Laut dem Landtagsabgeordneten Andreas Pöder von der BürgerUnion (BU) beabsichtigt die Landesregierung, sich selbst mittels Gesetz dazu zu verpflichten, EU-Verordnungen künftig rasch und ohne den Umweg über Rom umzusetzen. Eine offizielle Bestätigung für diese Behauptung konnte ich auf Anhieb nicht finden.
— Gemeint dürften EU-Richtlinien und nicht EU-Verordnungen sein, denn letztere bedürfen keiner Umsetzung, sondern sind unmittelbar in allen Mitgliedsstaaten wirksam. —
Laut Pöder beabsichtige die Landesregierung mit ihrem Schritt, die Zuständigkeiten unseres Landes wahrzunehmen, eine Interpretation, der er jedoch »entschieden« entgegentritt.
Der BU-Vertreter behauptet, eine rasche Umsetzung von EU-Recht käme einem »Kniefall vor Brüssel« gleich:
Das bedeutet, dass man sich in Südtirol künftig selbst die Brüsseler Daumenschrauben anlegt. Dass damit keine zusätzliche Zuständigkeit oder Wichtigkeit oder gar regionale Eigenständigkeit gegenüber Rom und Brüssel verbunden ist, verschweigt die Landesregierung.
Pöders Aussagen sind jedoch irreführend und wahrscheinlich auf eine gewisse Europhobie Aversion gegen die EU zurückzuführen.
Selbstverständlich muss das derzeit in der EU herrschende Demokratiedefizit hinterfragt werden und natürlich ist nicht alles gut, was aus Brüssel kommt.
Die Übernahme von EU-Recht in staatliche Normen gehört inzwischen zu den wichtigsten Aufgaben staatlicher Parlamente.

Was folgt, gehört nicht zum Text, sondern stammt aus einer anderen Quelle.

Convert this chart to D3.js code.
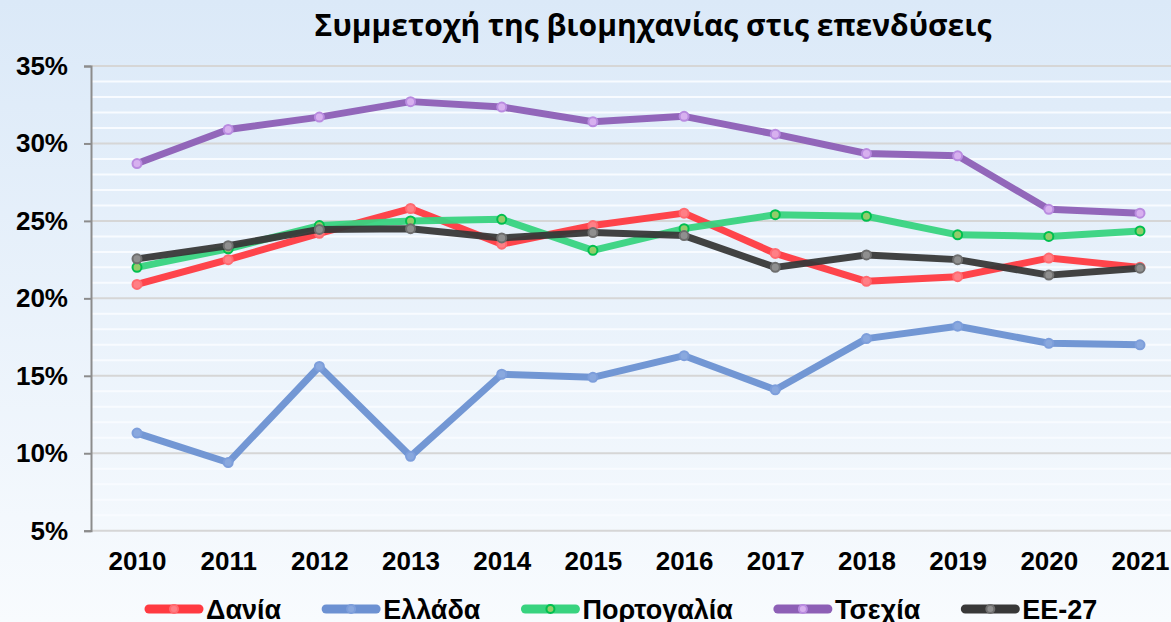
<!DOCTYPE html>
<html>
<head>
<meta charset="utf-8">
<script src="https://d3js.org/d3.v7.min.js"></script>
<style>
  body { margin: 0; overflow: hidden; }
  svg { display: block; }
</style>
</head>
<body>
<svg id="chart" width="1171" height="622"></svg>
<script>
// years on the x axis
var years = ["2010", "2011", "2012", "2013", "2014", "2015", "2016", "2017", "2018", "2019", "2020", "2021"];

// share of industry in investment, %
var dania      = [20.9, 22.5, 24.2, 25.8, 23.5, 24.7, 25.5, 22.9, 21.1, 21.4, 22.6, 22.0];
var ellada     = [11.3,  9.4, 15.6,  9.8, 15.1, 14.9, 16.3, 14.1, 17.4, 18.2, 17.1, 17.0];
var portogalia = [22.0, 23.2, 24.7, 25.0, 25.1, 23.1, 24.5, 25.4, 25.3, 24.1, 24.0, 24.35];
var tsexia     = [28.7, 30.9, 31.7, 32.7, 32.35, 31.4, 31.75, 30.6, 29.35, 29.2, 25.75, 25.5];
var ee27       = [22.55, 23.4, 24.45, 24.5, 23.9, 24.25, 24.05, 22.0, 22.8, 22.5, 21.5, 21.95];

var names = ["Δανία", "Ελλάδα", "Πορτογαλία", "Τσεχία", "ΕΕ-27"];
var yTicks = [5, 10, 15, 20, 25, 30, 35];

var series = [
  { name: names[0], values: dania,      color: "#ff3a41", dot: "#ff7f86", dotStroke: "#ff6a70" },
  { name: names[1], values: ellada,     color: "#6c91d2", dot: "#89a8de", dotStroke: "#7d9edb" },
  { name: names[2], values: portogalia, color: "#38d37f", dot: "#93cc6a", dotStroke: "#00bf4f" },
  { name: names[3], values: tsexia,     color: "#8d5fb6", dot: "#d7b0ef", dotStroke: "#b98be0" },
  { name: names[4], values: ee27,       color: "#383838", dot: "#8f8f8f", dotStroke: "#6e6e6e" }
];

var WIDTH = 1171, HEIGHT = 622;
var svg = d3.select("#chart");

// background gradient
var defs = svg.append("defs");
var grad = defs.append("linearGradient").attr("id", "bg")
  .attr("x1", 0).attr("y1", 0).attr("x2", 0).attr("y2", 1);
grad.append("stop").attr("offset", "0%").attr("stop-color", "#dbe9f8");
grad.append("stop").attr("offset", "100%").attr("stop-color", "#f8fbfe");
svg.append("rect").attr("width", WIDTH).attr("height", HEIGHT).attr("fill", "url(#bg)");

var xScale = d3.scalePoint().domain(years).range([137, 1140]);
var yScale = d3.scaleLinear().domain([5, 35]).range([530.7, 66]);
var plotLeft = 91, plotRight = WIDTH;

// minor gridlines every 1%
svg.append("g").selectAll("line")
  .data(d3.range(6, 35).filter(function(v) { return v % 5 != 0; }))
  .enter().append("line")
  .attr("x1", plotLeft).attr("x2", plotRight)
  .attr("y1", function(d) { return yScale(d); })
  .attr("y2", function(d) { return yScale(d); })
  .attr("stroke", "#f8fbff").attr("stroke-width", 2);

// major gridlines
svg.append("g").selectAll("line")
  .data(yTicks)
  .enter().append("line")
  .attr("x1", plotLeft).attr("x2", plotRight)
  .attr("y1", function(d) { return yScale(d); })
  .attr("y2", function(d) { return yScale(d); })
  .attr("stroke", "#d6d6d6").attr("stroke-width", 2);

// y axis
var yAxis = d3.axisLeft(yScale).tickValues(yTicks).tickSize(7).tickPadding(16)
  .tickFormat(function(d) { return d + "%"; });
var gy = svg.append("g").attr("transform", "translate(" + plotLeft + ",0)").call(yAxis);
gy.select(".domain").attr("stroke", "#8c8c8c").attr("stroke-width", 2);
gy.selectAll(".tick line").attr("stroke", "#8c8c8c").attr("stroke-width", 2);
gy.selectAll(".tick text")
  .style("font-family", "'Liberation Sans', Arial, sans-serif")
  .style("font-weight", "bold").style("font-size", "26px").attr("fill", "#000");

// x axis labels
var xAxis = d3.axisBottom(xScale).tickSize(0).tickPadding(0);
var gx = svg.append("g").attr("transform", "translate(0,552)").call(xAxis);
gx.select(".domain").remove();
gx.selectAll(".tick text")
  .attr("dy", "0.71em").attr("y", 0)
  .style("font-family", "'Liberation Sans', Arial, sans-serif")
  .style("font-weight", "bold").style("font-size", "26px").attr("fill", "#000");

// lines
var lineGen = d3.line()
  .x(function(d, i) { return xScale(years[i]); })
  .y(function(d) { return yScale(d); });

series.forEach(function(s) {
  var g = svg.append("g");
  g.append("path").attr("d", lineGen(s.values))
    .attr("fill", "none").attr("stroke", s.color).attr("stroke-width", 7)
    .attr("stroke-linejoin", "round").attr("stroke-linecap", "round")
    .attr("opacity", 0.95);
  g.selectAll("circle").data(s.values).enter().append("circle")
    .attr("cx", function(d, i) { return xScale(years[i]); })
    .attr("cy", function(d) { return yScale(d); })
    .attr("r", 4.5)
    .attr("fill", s.dot).attr("stroke", s.dotStroke).attr("stroke-width", 2);
});

// title
svg.append("text")
  .attr("x", 653).attr("y", 36)
  .attr("text-anchor", "middle")
  .style("font-family", "'Open Sans', 'Noto Sans', sans-serif")
  .style("font-weight", "bold").style("font-size", "30px")
  .text("Συμμετοχή της βιομηχανίας στις επενδύσεις");

// legend (text runs past the bottom edge, as in the original)
var legend = svg.append("g");
var lx = 145, ly = 609;
series.forEach(function(s) {
  var item = legend.append("g");
  item.append("line").attr("x1", lx + 4).attr("x2", lx + 54)
    .attr("y1", ly).attr("y2", ly)
    .attr("stroke", s.color).attr("stroke-width", 9).attr("stroke-linecap", "round");
  item.append("circle").attr("cx", lx + 29).attr("cy", ly).attr("r", 4)
    .attr("fill", s.dot).attr("stroke", s.dotStroke).attr("stroke-width", 2);
  var t = item.append("text").attr("x", lx + 61).attr("y", ly + 10)
    .style("font-family", "'Liberation Sans', Arial, sans-serif")
    .style("font-weight", "bold").style("font-size", "27px")
    .text(s.name);
  lx = lx + 61 + t.node().getComputedTextLength() + 41;
});
</script>
</body>
</html>
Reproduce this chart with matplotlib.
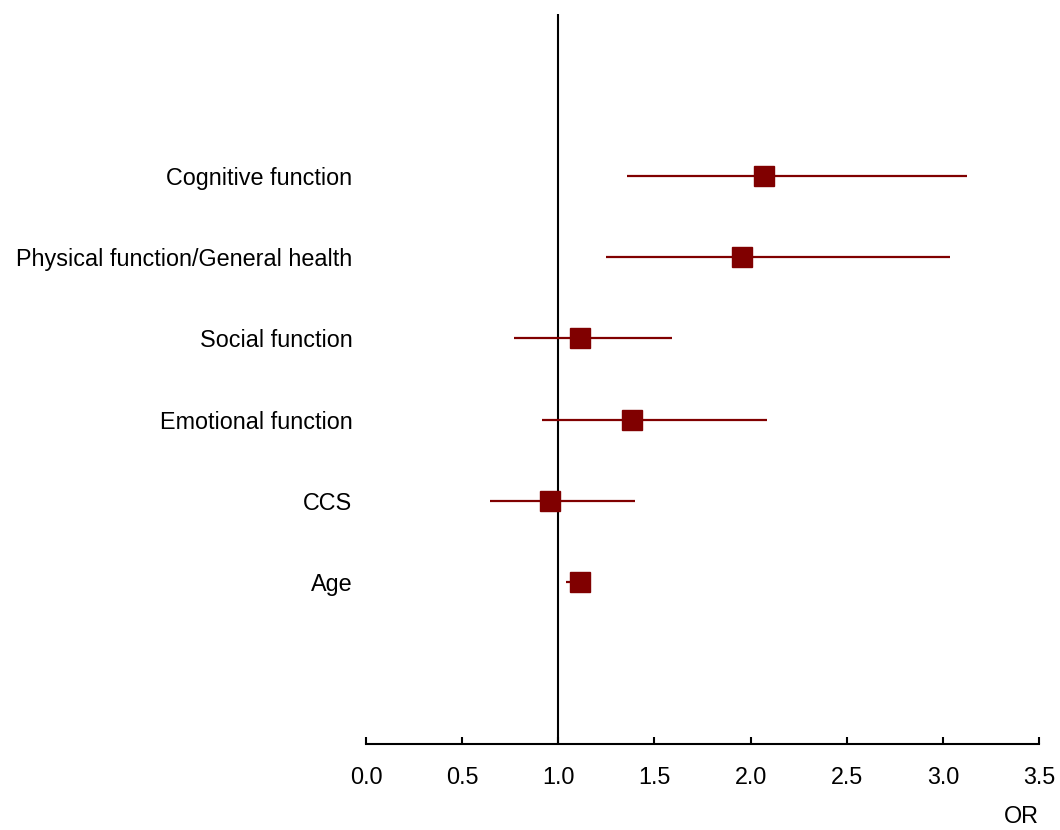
import matplotlib
matplotlib.use("Agg")
import matplotlib.pyplot as plt

plt.rcParams['font.family'] = ['Liberation Sans', 'DejaVu Sans']

# odds ratios with 95% CI, top row first
labels = ["Cognitive function", "Physical function/General health",
          "Social function", "Emotional function", "CCS", "Age"]
odds = [2.07, 1.955, 1.113, 1.383, 0.957, 1.113]
ci_low = [1.357, 1.248, 0.77, 0.915, 0.645, 1.04]
ci_high = [3.125, 3.037, 1.591, 2.085, 1.399, 1.17]
xticks = [0.0, 0.5, 1.0, 1.5, 2.0, 2.5, 3.0, 3.5]

red = "#800000"
fs = 16.8
ypos = list(range(len(labels) + 1, 1, -1))  # 7 .. 2

fig = plt.figure(figsize=(10.6, 8.3), dpi=100)
ax = fig.add_axes([0.3453, 0.1036, 0.6349, 0.8795])

# reference line at OR = 1
ax.plot([1, 1], [0, 9], color="black", lw=1.5, zorder=1)

ax.hlines(ypos, ci_low, ci_high, color=red, lw=1.6, zorder=2)
ax.plot(odds, ypos, ls="none", marker="s", ms=15, color=red, zorder=3)

for y, lab in zip(ypos, labels):
    ax.text(-0.02, y, lab, ha="right", va="center_baseline", fontsize=fs,
            transform=ax.get_yaxis_transform())

ax.set_xlim(0, 3.5)
ax.set_ylim(0, 9)
ax.set_xticks(xticks)
ax.set_xticklabels(["%.1f" % t for t in xticks], fontsize=fs)
ax.set_yticks([])
for s in ["left", "right", "top"]:
    ax.spines[s].set_visible(False)
ax.spines["bottom"].set_linewidth(1.5)
ax.tick_params(axis="x", direction="in", length=5, width=1.5, pad=16)
ax.set_xlabel("OR", fontsize=fs, loc="right", labelpad=11)

fig.savefig("out.png", dpi=100)
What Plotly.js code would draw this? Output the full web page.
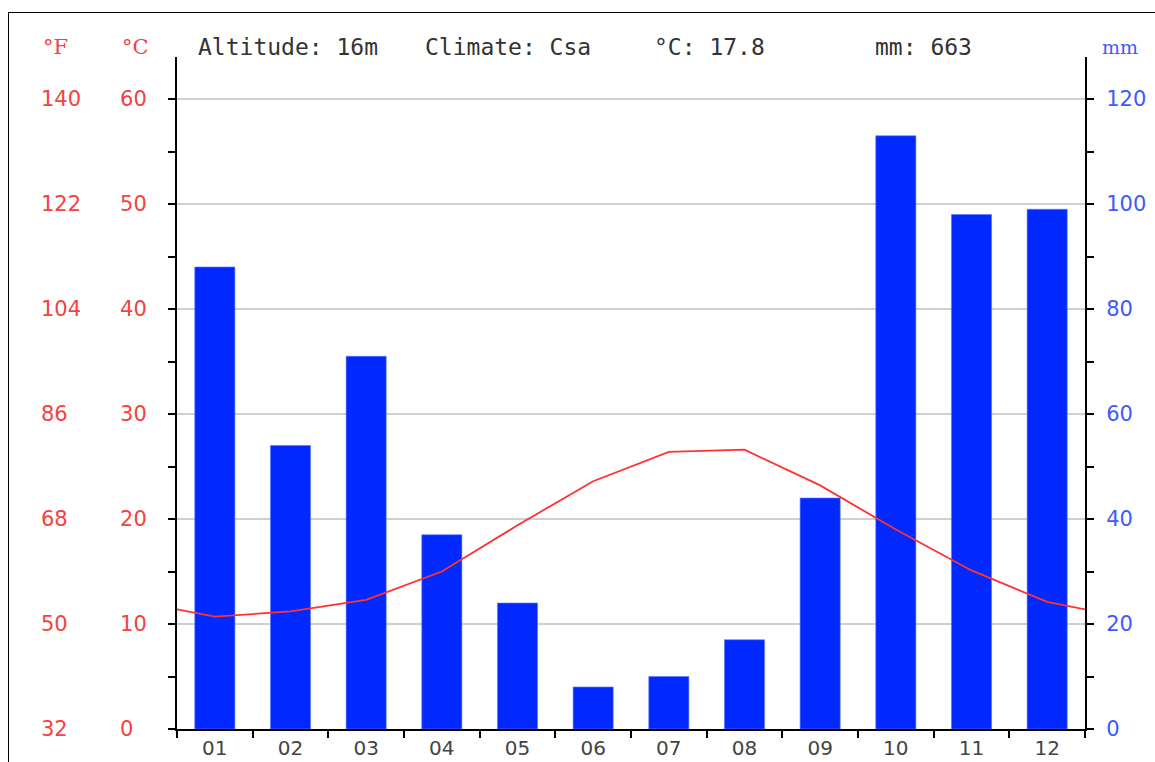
<!DOCTYPE html>
<html>
<head>
<meta charset="utf-8">
<script src="https://cdn.plot.ly/plotly-3.0.1.min.js"></script>
<style>
  html, body { margin: 0; padding: 0; background: #fff; }
  #wrap { position: relative; width: 1155px; height: 762px; overflow: hidden; }
  #chart { position: absolute; left: 0; top: 0; width: 1155px; height: 762px; }
  #frame { position: absolute; left: 8px; top: 12px; width: 1300px; height: 900px;
           border-left: 1.5px solid #000; border-top: 1.5px solid #000; pointer-events: none; }
</style>
</head>
<body>
<div id="wrap"><div id="chart"></div><div id="frame"></div></div>
<script>
// ---- data ----
const months = ['01','02','03','04','05','06','07','08','09','10','11','12'];
const precipMm = [88, 54, 71, 37, 24, 8, 10, 17, 44, 113, 98, 99];
const tempC = [10.7, 11.2, 12.3, 15.0, 19.4, 23.6, 26.4, 26.6, 23.2, 19.0, 15.1, 12.1];
const cTicks = [0, 10, 20, 30, 40, 50, 60];
const cTickText = ['0\u2007', '10', '20', '30', '40', '50', '60'];
const fTickText = ['32\u2007', '50\u2007', '68\u2007', '86\u2007', '104', '122', '140'];
const mmTicks = [0, 20, 40, 60, 80, 100, 120];
const headerTexts = ['Altitude: 16m', 'Climate: Csa', '°C: 17.8', 'mm: 663'];

// month positions on a numeric axis
const monthPos = months.map((m, i) => i + 1);
// the temperature curve wraps around the year (Dec before Jan, Jan after Dec)
const lineX = [0].concat(monthPos, [monthPos.length + 1]);
const lineY = [tempC[tempC.length - 1]].concat(tempC, [tempC[0]]);

const red = 'rgb(245,65,65)';
const blue = 'rgb(60,90,255)';
const tickFont = {family: 'DejaVu Sans', size: 21};

const traces = [
  {
    type: 'bar', x: monthPos, y: precipMm, yaxis: 'y', xaxis: 'x',
    width: 0.53,
    marker: {color: 'rgb(0,40,255)', line: {color: 'rgb(90,120,255)', width: 0.6}},
    hoverinfo: 'none'
  },
  {
    type: 'scatter', mode: 'lines', x: lineX, y: lineY, yaxis: 'y2', xaxis: 'x',
    line: {color: 'rgb(255,50,50)', width: 1.8},
    hoverinfo: 'none'
  },
  {
    // carrier for the Fahrenheit scale (same curve, invisible)
    type: 'scatter', mode: 'lines', x: lineX, y: lineY, yaxis: 'y3', xaxis: 'x',
    line: {color: 'rgba(0,0,0,0)', width: 0}, opacity: 0,
    hoverinfo: 'none'
  }
];

const annX = [196, 423, 652, 873];
const PW = 908, PL = 177, PH = 672, PB = 729;
const px2x = p => (p - PL) / PW;
const py2y = p => (PB - p) / PH;

const annotations = headerTexts.map((t, i) => ({
  text: t, xref: 'paper', yref: 'paper', x: px2x(annX[i]), y: py2y(47),
  xanchor: 'left', yanchor: 'middle', showarrow: false,
  font: {family: 'DejaVu Sans Mono', size: 23, color: '#333'}
}));
annotations.push(
  {text: '°F', xref: 'paper', yref: 'paper', x: px2x(55), y: py2y(47), xanchor: 'center', yanchor: 'middle',
   showarrow: false, font: {family: 'DejaVu Serif', size: 21, color: red}},
  {text: '°C', xref: 'paper', yref: 'paper', x: px2x(135), y: py2y(47), xanchor: 'center', yanchor: 'middle',
   showarrow: false, font: {family: 'DejaVu Serif', size: 21, color: red}},
  {text: 'mm', xref: 'paper', yref: 'paper', x: px2x(1120), y: py2y(47), xanchor: 'center', yanchor: 'middle',
   showarrow: false, font: {family: 'DejaVu Serif', size: 19, color: blue}}
);

const layout = {
  width: 1155, height: 762,
  margin: {l: 177, r: 70, t: 57, b: 33, pad: 0},
  paper_bgcolor: '#fff', plot_bgcolor: '#fff',
  showlegend: false,
  bargap: 0,
  xaxis: {
    range: [0.5, 12.5], tickvals: monthPos, ticktext: months,
    ticks: '', showgrid: false, zeroline: false,
    showline: true, linecolor: '#000', linewidth: 2,
    tickfont: {family: 'DejaVu Sans', size: 20, color: '#444'},
    minor: {tick0: 0.5, dtick: 1, ticks: 'outside', ticklen: 7, tickwidth: 2, tickcolor: '#000', showgrid: false},
    fixedrange: true
  },
  yaxis: {
    side: 'right', range: [0, 128], tickvals: mmTicks,
    ticks: 'outside', ticklen: 7, tickwidth: 2, tickcolor: '#000',
    showline: true, linecolor: '#000', linewidth: 2,
    showgrid: true, gridcolor: '#cfcfcf', gridwidth: 1.2, zeroline: false,
    tickfont: Object.assign({}, tickFont, {color: blue}),
    ticklabelstandoff: 8,
    minor: {tick0: 0, dtick: 10, ticks: 'outside', ticklen: 7, tickwidth: 2, tickcolor: '#000', showgrid: false},
    fixedrange: true
  },
  yaxis2: {
    overlaying: 'y', side: 'left', anchor: 'x', range: [0, 64],
    tickvals: cTicks, ticktext: cTickText,
    ticks: 'outside', ticklen: 7, tickwidth: 2, tickcolor: '#000',
    showline: true, linecolor: '#000', linewidth: 2,
    showgrid: false, zeroline: false,
    tickfont: Object.assign({}, tickFont, {color: red}),
    ticklabelstandoff: 17,
    minor: {tick0: 0, dtick: 5, ticks: 'outside', ticklen: 7, tickwidth: 2, tickcolor: '#000', showgrid: false},
    fixedrange: true
  },
  yaxis3: {
    overlaying: 'y', side: 'left', anchor: 'free', position: 0, range: [0, 64],
    tickvals: cTicks, ticktext: fTickText,
    ticks: '', showline: false, showgrid: false, zeroline: false,
    tickfont: Object.assign({}, tickFont, {color: red}),
    ticklabelstandoff: 96,
    fixedrange: true
  },
  annotations: annotations
};

Plotly.newPlot('chart', traces, layout, {staticPlot: true, displayModeBar: false});
</script>
</body>
</html>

Wenn der Südtiroler Landtag in dieser Funktion weitgehend die Befugnisse des römischen Parlaments übernehmen könnte, wäre dies von äußerst großem Nutzen.
Denn bei der Umwandlung von EU-Richtlinien in »nationale« Bestimmungen bestehen große gesetzgeberische Spielräume, die Südtirol für sich ausschöpfen könnte. Gerade Italien erweist sich immer wieder als sehr einfallsreich, wenn es darum geht, EU-Normen besonders bürokratisch und realitätsfern umzusetzen. Denken wir nur an die schikanöse Umsetzung der Intrastat-Erklärungspflicht (in Italien ab einem Handelsvolumen mit dem Ausland von über null Euro, in Österreich erst ab einem jährlichen Volumen von 400.000 Euro) oder an das italienische Vergabegesetz, das die öffentlichen Aufträge in Südtirol über Wochen und Monaten praktisch zum Erliegen brachte.
Dass EU-Recht nicht automatisch Schikane bedeutet, sondern in vielen Fällen erst eine schlechte Umsetzung desselben zu großen Problemen führt, zeigt die nahe Eidgenossenschaft. Obschon gar nicht Teil der EU, setzt die für ihre hohe Kompetitivität und bürokratische Schlankheit bekannte Schweiz EU-Recht in der Regel schneller um, als die meisten EU-Mitgliedsstaaten. Wenn sich Südtirol daran orientiert — und bei der Umsetzung tatsächlich frei agieren kann — könnte das Vorhaben der Landesregierung einer der wichtigsten autonomiepolitischen Schritte der letzten Jahre und eine enorme Aufwertung des Landtags werden.